After months in the doldrums, the financials are catching a tailwind again. In fact, the Financial Select SPDR (NYSE: XLF) has just crossed over its 50-day moving average for the first time since December 1 and has been a leading sector group for the broad market over the past week. This ends more than three months of relative underperformance.
To be sure, investors in the sector have had a lot to worry about lately — from regulatory “stress tests” to limited shareholder capital returns and new capital reserve requirements. Now these factors seem to have been adequately discounted and buying interest is beginning to return.

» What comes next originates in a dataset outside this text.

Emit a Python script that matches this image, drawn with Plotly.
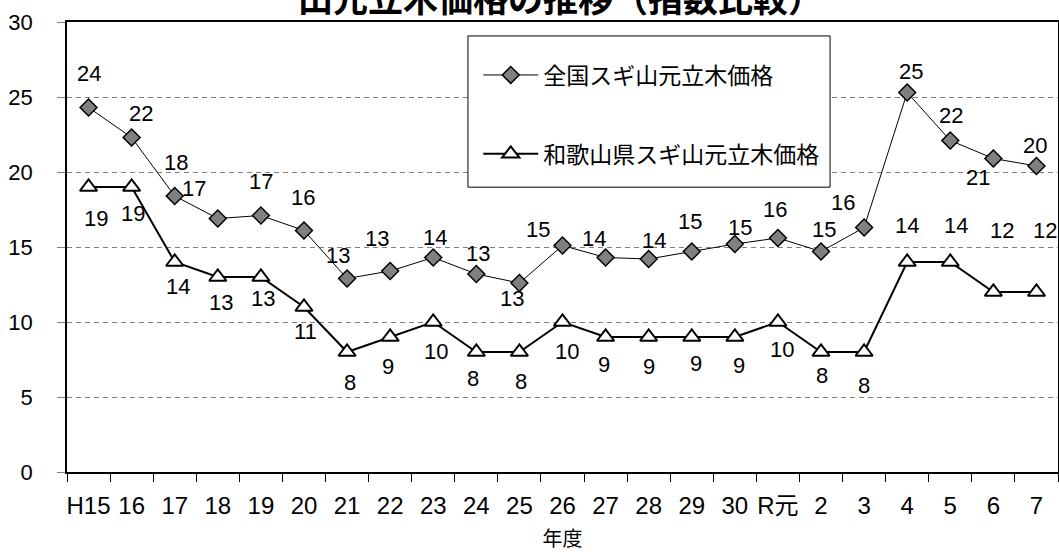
import plotly.graph_objects as go

# 年度（平成15年度～令和7年度）
years = ["H15", "16", "17", "18", "19", "20", "21", "22", "23", "24", "25",
         "26", "27", "28", "29", "30", "R元", "2", "3", "4", "5", "6", "7"]

# 全国スギ山元立木価格（指数）
national = [24.3, 22.3, 18.4, 16.9, 17.1, 16.1, 12.9, 13.4, 14.3, 13.2, 12.6,
            15.1, 14.3, 14.2, 14.7, 15.2, 15.6, 14.7, 16.3, 25.3, 22.1, 20.9, 20.4]

# 和歌山県スギ山元立木価格（指数）
wakayama = [19, 19, 14, 13, 13, 11, 8, 9, 10, 8, 8,
            10, 9, 9, 9, 9, 10, 8, 8, 14, 14, 12, 12]

name_national = "全国スギ山元立木価格"
name_wakayama = "和歌山県スギ山元立木価格"

# ラベルの位置調整（点からのピクセル offset: 右, 下）
nat_dx = [0, 9, 1, -24, 0, -1, -9, -13, 2, 2, -7, -25, -12, 5, -2, 5, -3, 3, -21, 4, 1, -15, -1]
nat_dy = [-34, -24, -34, -30, -34, -33, -23, -33, -20, -21, 15, -16, -19, -19, -30, -17, -29, -22, -25, -21, -25, 19, -21]
wak_dx = [7, 1, 3, 3, 2, 2, 3, -2, 3, -3, 2, 4, -2, 0, 4, 4, 4, 1, 0, 0, 6, 9, 9]
wak_dy = [31, 26, 24, 25, 21, 24, 30, 29, 29, 26, 29, 29, 27, 29, 26, 28, 27, 23, 33, -37, -37, -62, -62]

FONT = "Liberation Sans, Arial, Noto Sans CJK JP, sans-serif"
JFONT = "Noto Sans CJK JP, Liberation Sans, sans-serif"

fig = go.Figure()

fig.add_trace(go.Scatter(
    x=years, y=national, name=name_national, mode="lines+markers",
    line=dict(color="black", width=1),
    marker=dict(symbol="diamond", size=13, color="#808080",
                line=dict(color="black", width=1.5)),
    legendgroup="a",
))
fig.add_trace(go.Scatter(
    x=years, y=wakayama, name=name_wakayama, mode="lines+markers",
    line=dict(color="black", width=2),
    marker=dict(symbol="triangle-up", size=15, color="white",
                line=dict(color="black", width=2)),
    legendgroup="b",
))

# データラベル（カテゴリ軸上の位置はインデックスで指定）
annotations = []
for i, (v, dx, dy) in enumerate(zip(national, nat_dx, nat_dy)):
    annotations.append(dict(x=i, y=v, xref="x", yref="y", text=f"{v:.0f}",
                            showarrow=False, xshift=dx, yshift=-dy,
                            font=dict(family=FONT, size=22, color="black")))
for i, (v, dx, dy) in enumerate(zip(wakayama, wak_dx, wak_dy)):
    annotations.append(dict(x=i, y=v, xref="x", yref="y", text=f"{v:.0f}",
                            showarrow=False, xshift=dx, yshift=-dy,
                            font=dict(family=FONT, size=22, color="black")))

# タイトル
annotations.append(dict(x=0.498, y=1, xref="paper", yref="paper",
                        xanchor="center", yanchor="bottom", yshift=-2,
                        text="<b>山元立木価格の推移（指数比較）</b>", showarrow=False,
                        font=dict(family=JFONT, size=35, color="black")))

fig.update_layout(
    width=1059, height=552,
    margin=dict(l=67, r=1, t=22, b=80),
    paper_bgcolor="white", plot_bgcolor="white",
    font=dict(family=FONT, size=21, color="black"),
    annotations=annotations,
    showlegend=True,
    legend=dict(x=0.415, y=0.93, xanchor="left", yanchor="top",
                bgcolor="rgba(0,0,0,0)", borderwidth=0,
                font=dict(family=JFONT, size=23, color="black"),
                itemwidth=55, tracegroupgap=46, traceorder="grouped"),
    shapes=[dict(type="rect", xref="paper", yref="paper",
                 x0=0.4046, x1=0.770, y0=0.633, y1=0.969,
                 line=dict(color="black", width=1), fillcolor="white",
                 layer="above")],
)

fig.update_xaxes(
    type="category", range=[-0.5, len(years) - 0.5], automargin=False,
    tickson="boundaries", ticks="outside", ticklen=8,
    tickcolor="black", tickwidth=1, tickangle=0,
    showline=True, linecolor="black", linewidth=2, mirror=True,
    showgrid=False,
    tickfont=dict(family=FONT, size=24),
    ticklabelstandoff=11,
    title=dict(text="年度", font=dict(family=JFONT, size=20), standoff=22),
)
fig.update_yaxes(
    range=[0, 30], dtick=5, automargin=False,
    ticks="outside", ticklen=8, tickcolor="#808080",
    showline=True, linecolor="black", linewidth=1.5, mirror=True,
    showgrid=True, gridcolor="#808080", gridwidth=1, griddash="5px,4px",
    zeroline=False,
    tickfont=dict(family=FONT, size=22),
    ticklabelstandoff=20,
)

fig.write_html("out.html")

In particular, regional banks are perking up. Many of these — including my top 2011 pick Zions Bancorp (NASDAQ: ZION) — aren’t encumbered by the kind of political pressure and legacy assets that weigh down the likes of Citigroup (NYSE: C). You can see this in the way the Regional Banking SPDR (NYSE: KRE) is perking up and moving out of its five-month consolidation range. Foreign banks are also on the move.
Here’s a look at my two favorite stocks in the group — stocks that I believe hold the most promise in the days and weeks to come.
First Midwest Bancorp (NASDAQ: FMBI) is a community bank based in Illinois that specializes in commercial lending in the Chicago area — an area of economic strength thanks to the rising price of agricultural commodities and a rebound in manufacturing activity in the region. Shares are moving up and out of a long four-month consolidation range and look ready to enjoy its first sizable uptrend since late 2009.
Washington Federal (NASDAQ: WFSL) is a $14 billion thrift bank headquartered in Seattle which serves six western states. The bank has made impressive progress on boosting earnings as foreclosure-related losses on its mortgage portfolio fall. Obviously, management is feeling confidence because not only was the dividend recently raised but the bank’s latent stock repurchase program was restarted.